Travelers Panic as Carnival Cruise Ship Floods

A Carnival Cruise Line ship appeared to be flooding this week, causing panic among passengers [...]

A Carnival Cruise Line ship appeared to be flooding this week, causing panic among passengers until the staff revealed it was a breach in the ship's fire suppression system.

A passenger named Marla Haase posted clips of the harrowing events on Facebook. She and the other vacationers panicked when they saw water rising in the hallway of the ship, thinking that they were sinking. Thankfully, it was merely a burst pipe in the sprinkler system.
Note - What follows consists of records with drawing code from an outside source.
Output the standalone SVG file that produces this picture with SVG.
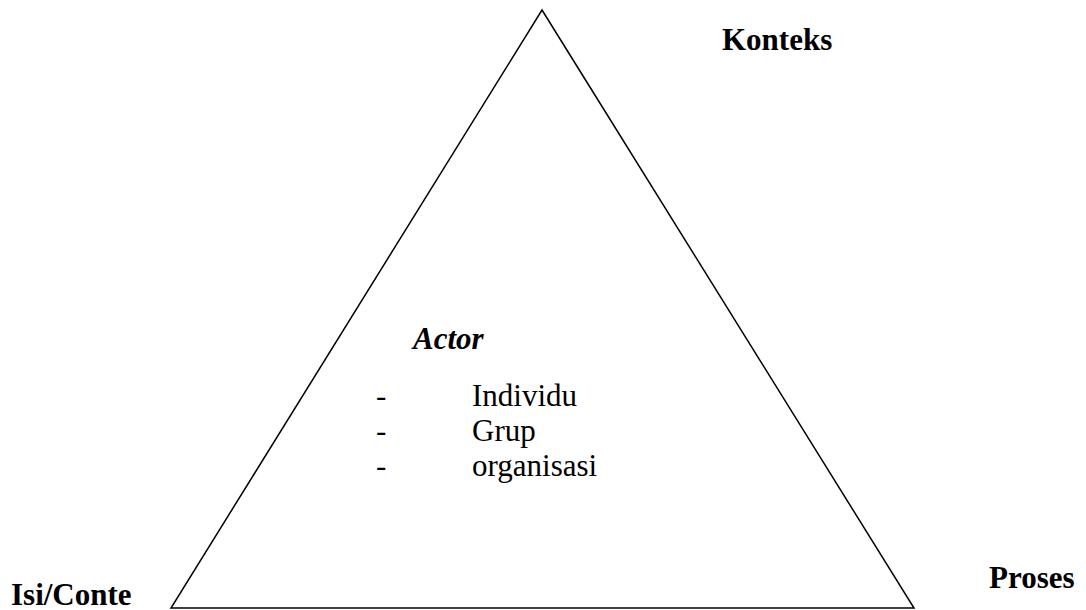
<svg xmlns="http://www.w3.org/2000/svg" width="1086" height="610" viewBox="0 0 1086 610">
<style>
.lbl{font-family:"Liberation Serif","Times New Roman",serif;font-size:31px;fill:#000}
.b{font-weight:bold}
.bi{font-weight:bold;font-style:italic}
.edge{fill:none;stroke:#000;stroke-width:1.5}
</style>
<rect width="1086" height="610" fill="#fff"/>
<g id="connectors">
<polygon class="edge" points="542,10 914,608 171,608"/>
</g>
<g id="node-konteks"><text class="lbl b" x="722" y="50">Konteks</text></g>
<g id="node-isi"><text class="lbl b" x="11" y="605">Isi/Conte</text></g>
<g id="node-proses"><text class="lbl b" x="989" y="588">Proses</text></g>
<g id="node-actor">
<text class="lbl bi" x="413" y="349">Actor</text>
<text class="lbl" x="376" y="406">-</text>
<text class="lbl" x="472" y="406">Individu</text>
<text class="lbl" x="376" y="441">-</text>
<text class="lbl" x="472" y="441">Grup</text>
<text class="lbl" x="376" y="476">-</text>
<text class="lbl" x="472" y="476">organisasi</text>
</g>
</svg>
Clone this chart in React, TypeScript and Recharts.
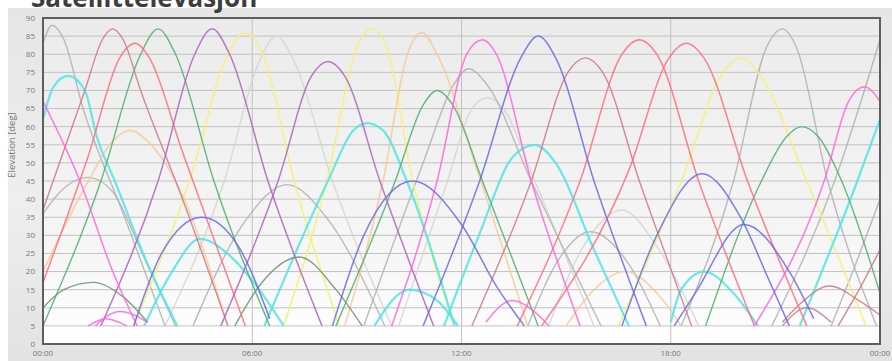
import React from "react";
import { LineChart, Line, XAxis, YAxis, CartesianGrid } from "recharts";

// each pass: [hour of day, elevation in degrees]
type Pass = [number, number][];

const hourTicks = [0, 6, 12, 18, 24];
const hourLabels = ["00:00", "06:00", "12:00", "18:00", "00:00"];
const elevTicks = [0, 5, 10, 15, 20, 25, 30, 35, 40, 45, 50, 55, 60, 65, 70, 75, 80, 85, 90];

const grayPasses: Pass[] = [
  [[0, 83], [0.26, 88], [0.6, 84], [1.15, 65], [2.3, 36], [3.5, 5]],
  [[0, 36], [0.6, 43], [1.3, 46], [2.0, 42], [2.8, 26], [3.8, 5]],
  [[4.3, 5], [5.8, 34], [7.0, 44], [8.2, 34], [9.8, 5]],
  [[9.2, 5], [10.9, 50], [11.8, 72], [12.2, 76], [12.7, 72], [14.0, 45], [16.0, 5]],
  [[13.9, 5], [14.7, 22], [15.7, 31], [16.8, 22], [17.7, 5]],
  [[18.3, 5], [19.8, 45], [20.75, 82], [21.2, 87], [21.6, 82], [22.5, 45], [23.9, 5]],
  [[20.9, 5], [22.7, 45], [24, 84]],
  [[22.6, 5], [23.3, 22], [24, 40]],
];

const lightGrayPasses: Pass[] = [
  [[3.5, 5], [5.2, 45], [6.2, 78], [6.7, 85], [7.2, 78], [8.3, 45], [10.0, 5]],
  [[10.2, 5], [11.6, 45], [12.3, 65], [12.75, 68], [13.2, 65], [14.1, 45], [15.8, 5]],
  [[14.5, 5], [15.5, 27], [16.6, 37], [17.6, 27], [18.8, 5]],
];

const cyanPasses: Pass[] = [
  [[0, 62], [0.3, 71], [0.72, 74], [1.2, 70], [1.55, 57], [2.06, 45], [3.0, 22], [3.85, 5]],
  [[2.9, 5], [3.7, 20], [4.5, 29], [5.4, 24], [6.2, 15], [6.9, 5]],
  [[6.35, 5], [8.17, 45], [8.9, 59], [9.3, 61], [9.75, 59], [10.43, 45], [11.8, 5]],
  [[9.5, 5], [10.5, 15], [11.3, 12], [11.9, 5]],
  [[11.5, 5], [12.5, 30], [13.5, 52], [14.1, 55], [14.7, 50], [15.8, 26], [16.8, 5]],
  [[18.0, 6], [18.3, 15], [18.95, 20], [19.8, 14], [20.5, 5]],
  [[21.7, 5], [23.35, 45], [24, 62]],
];

const magentaPasses: Pass[] = [
  [[0, 67], [1.06, 45], [2.0, 20], [2.7, 5]],
  [[1.5, 5], [2.2, 9], [3.0, 6]],
  [[1.3, 5], [1.8, 7], [2.4, 5]],
  [[10.0, 5], [11.3, 45], [12.15, 80], [12.6, 84], [13.0, 80], [14.0, 45], [15.4, 5]],
  [[12.7, 6], [13.45, 12], [14.2, 8], [14.5, 5]],
  [[20.4, 5], [22.4, 45], [23.1, 67], [23.55, 71], [24, 67]],
];

const rosePasses: Pass[] = [
  [[0, 37], [1.2, 70], [1.7, 84], [2.0, 87], [2.3, 84], [2.8, 70], [4.0, 40], [5.3, 5]],
  [[12.3, 5], [14.0, 45], [15.05, 75], [15.55, 79], [16.05, 75], [17.1, 45], [18.6, 5]],
  [[21.2, 5], [21.9, 10], [22.6, 6]],
  [[21.2, 6], [21.7, 11], [22.55, 16], [23.4, 12], [24, 8]],
  [[22.8, 5], [23.4, 15], [24, 26]],
];

const redPasses: Pass[] = [
  [[0, 17], [1.3, 52], [2.2, 79], [2.64, 83], [3.05, 79], [4.0, 53], [5.8, 5]],
  [[13.6, 5], [15.4, 45], [16.6, 80], [17.1, 84], [17.6, 80], [18.8, 45], [20.4, 5]],
  [[14.3, 5], [16.8, 48], [17.95, 79], [18.45, 83], [18.95, 79], [20.2, 45], [21.9, 5]],
];

const greenPasses: Pass[] = [
  [[0, 5], [1.66, 45], [2.8, 80], [3.3, 87], [3.8, 80], [4.9, 45], [6.5, 5]],
  [[8.4, 5], [10.1, 45], [10.9, 66], [11.3, 70], [11.75, 66], [12.6, 45], [14.2, 5]],
  [[19.0, 5], [20.6, 45], [21.3, 57], [21.75, 60], [22.25, 57], [22.9, 45], [24, 14]],
];

const darkGreenPasses: Pass[] = [
  [[0, 10], [0.6, 15], [1.45, 17], [2.3, 13], [3.0, 6]],
  [[5.5, 5], [6.2, 16], [7.35, 24], [8.4, 15], [9.15, 5]],
];

const purplePasses: Pass[] = [
  [[1.66, 5], [3.3, 45], [4.35, 80], [4.85, 87], [5.35, 80], [6.45, 45], [8.0, 5]],
  [[5.1, 5], [6.74, 45], [7.7, 74], [8.17, 78], [8.65, 74], [9.66, 45], [11.2, 5]],
];

const yellowPasses: Pass[] = [
  [[2.6, 5], [4.2, 45], [5.3, 80], [5.8, 86], [6.3, 80], [7.2, 45], [8.5, 5]],
  [[6.9, 5], [8.14, 45], [9.0, 82], [9.43, 87], [9.85, 82], [10.6, 45], [11.8, 5]],
  [[16.5, 5], [18.3, 45], [19.5, 75], [20.0, 79], [20.5, 75], [21.9, 45], [23.6, 5]],
];

const orangePasses: Pass[] = [
  [[0, 20], [1.3, 45], [2.0, 56], [2.5, 59], [3.0, 56], [3.8, 45], [5.3, 5]],
  [[8.65, 5], [9.75, 45], [10.45, 80], [10.87, 86], [11.3, 80], [12.45, 48], [13.9, 5]],
  [[15.0, 5], [15.7, 14], [16.7, 20], [17.7, 13], [18.3, 5]],
];

const bluePasses: Pass[] = [
  [[2.6, 5], [3.4, 25], [4.55, 35], [5.6, 27], [6.5, 7]],
  [[8.3, 5], [9.2, 30], [10.6, 45], [12.0, 33], [13.0, 16], [13.8, 5]],
  [[10.9, 5], [12.52, 45], [13.7, 79], [14.2, 85], [14.7, 79], [15.8, 45], [17.3, 5]],
  [[16.6, 5], [17.6, 30], [18.9, 47], [20.0, 35], [20.8, 18], [21.4, 5]],
  [[18.1, 5], [18.7, 14], [20.1, 33], [21.4, 20], [22.1, 7]],
];

const groups: { color: string; width: number; passes: Pass[] }[] = [
  { color: "#d4d4d4", width: 1.4, passes: lightGrayPasses },
  { color: "#b0b0b0", width: 1.4, passes: grayPasses },
  { color: "#f3f17e", width: 1.8, passes: yellowPasses },
  { color: "#f8c996", width: 1.6, passes: orangePasses },
  { color: "#52e4e4", width: 2.2, passes: cyanPasses },
  { color: "#6b9270", width: 1.4, passes: darkGreenPasses },
  { color: "#4cad6c", width: 1.4, passes: greenPasses },
  { color: "#cc7787", width: 1.4, passes: rosePasses },
  { color: "#ff6c7e", width: 1.5, passes: redPasses },
  { color: "#ad64bc", width: 1.5, passes: purplePasses },
  { color: "#ff64da", width: 1.5, passes: magentaPasses },
  { color: "#6868e6", width: 1.5, passes: bluePasses },
];

const W = 892;
const H = 361;
const PL = 43;
const PR = 880;
const PT = 18;
const PB = 344;

export default function App() {
  const lines: React.ReactNode[] = [];
  groups.forEach((g, gi) =>
    g.passes.forEach((p, pi) =>
      lines.push(
        <Line
          key={`${gi}-${pi}`}
          data={p.map(([t, e]) => ({ t, e }))}
          dataKey="e"
          type="monotone"
          stroke={g.color}
          strokeWidth={g.width}
          strokeOpacity={0.85}
          dot={false}
          activeDot={false}
          isAnimationActive={false}
        />
      )
    )
  );

  return (
    <div
      style={{
        position: "absolute",
        left: 0,
        top: 0,
        width: W,
        height: H,
        background: "#ffffff",
        overflow: "hidden",
        fontFamily: "'Open Sans', sans-serif",
      }}
    >
      {/* grey panel */}
      <div
        style={{
          position: "absolute",
          left: 8,
          top: 8,
          width: W - 8,
          height: H - 8,
          background: "linear-gradient(to bottom, #e6e6e6, #eeeeee 55%, #e3e3e3)",
        }}
      />
      {/* plot background */}
      <div
        style={{
          position: "absolute",
          left: PL,
          top: PT,
          width: PR - PL,
          height: PB - PT,
          background: "linear-gradient(to bottom, #ebebeb, #f7f7f7 75%, #ffffff)",
        }}
      />
      <div style={{ position: "absolute", left: 0, top: 0 }}>
        <LineChart
          width={W}
          height={H}
          margin={{ top: PT, right: W - PR, bottom: 0, left: 0 }}
        >
          <CartesianGrid stroke="#c2c2c2" strokeWidth={1} />
          <XAxis
            dataKey="t"
            type="number"
            domain={[0, 24]}
            ticks={hourTicks}
            tickFormatter={(v: number) => hourLabels[hourTicks.indexOf(v)]}
            axisLine={false}
            tickLine={false}
            tickSize={4}
            height={H - PB}
            tick={{ fill: "#777", fontSize: 8 }}
            interval={0}
            allowDataOverflow
          />
          <YAxis
            type="number"
            domain={[0, 90]}
            ticks={elevTicks}
            axisLine={false}
            tickLine={false}
            tickSize={6}
            width={PL}
            tick={{ fill: "#777", fontSize: 8 }}
            interval={0}
            allowDataOverflow
          />
          {lines}
        </LineChart>
      </div>
      {/* plot frame */}
      <div
        style={{
          position: "absolute",
          left: PL - 1,
          top: PT - 1,
          width: PR - PL + 2,
          height: PB - PT + 2,
          boxSizing: "border-box",
          border: "2px solid #5e5e5e",
          pointerEvents: "none",
        }}
      />
      {/* y-axis title */}
      <div
        style={{
          position: "absolute",
          left: 12 - 50,
          top: 145 - 7,
          width: 100,
          height: 14,
          lineHeight: "14px",
          fontSize: 9.5,
          color: "#777",
          textAlign: "center",
          transform: "rotate(-90deg)",
        }}
      >
        Elevation [deg]
      </div>
      {/* chart title */}
      <div
        style={{
          position: "absolute",
          left: 31,
          top: -17,
          fontSize: 26,
          lineHeight: "28px",
          fontWeight: 700,
          color: "#3d3d3d",
          whiteSpace: "nowrap",
        }}
      >
        Satellittelevasjon
      </div>
    </div>
  );
}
Still an entire deck of the ship and 50 staterooms were completely flooded, and Haase was not pleased with the cruise liner's solution to the problem. She said that she and her family had to spend the night sleeping on yoga mats on the floor of the spa room.

"Um.... FB folks... this is a rare moment of internet connection," she wrote. "[W]e are flooding on a cruise."

Haase posted photos and videos of the wrecked hallway filling with water, and peoples' belongings floating out of doors and down the hall. She deleted most of the posts, though one remains showing employees scooping water into buckets in an attempt to drain the ship.

"Progress," she wrote simply.

Haase compared the experience to the movie Titanic. "We heard the violins and the silverware all came crashing down. What in the world... say a prayer for (us) all," she wrote.

In another post, Haase said that her brother's c-pap machine had caught on fire after it was under the water for too long.

"We have been relocated to the floor in the spa to sleep on yoga mats on the floor," she wrote. "Mark Haase - brother-n-law - laid down, put in c-pap machine on, started to fall asleep and it caught on fire! The transformer was submerged in water too long so medical folks on board checked it out and said it was fine... thankfully we were not asleep when it went up in flames. No alarms went off again."

The ship left New Orleans on April 29. Haase and the rest of the passengers were on day 5 of a 7-day luxury cruise when the flooding began.

Carnival Cruise Line confirmed the incident in a report by Daily Mail, but promised that the flooding will not prevent the ship from returning to New Orleans on Sunday.

"Our onboard teams began cleanup immediately related to this clean water from a fire suppression system," the company said in a statement to Fox News. "We appreciate our guests' understanding and sincerely apologize for this disruption. We also thank our crew members for their quick action and hard work."

Passengers who were affected were given a full refund as well as a 50 percent off voucher for another cruise in the future. The ship also offered to fly passengers home if they chose to leave the ship early.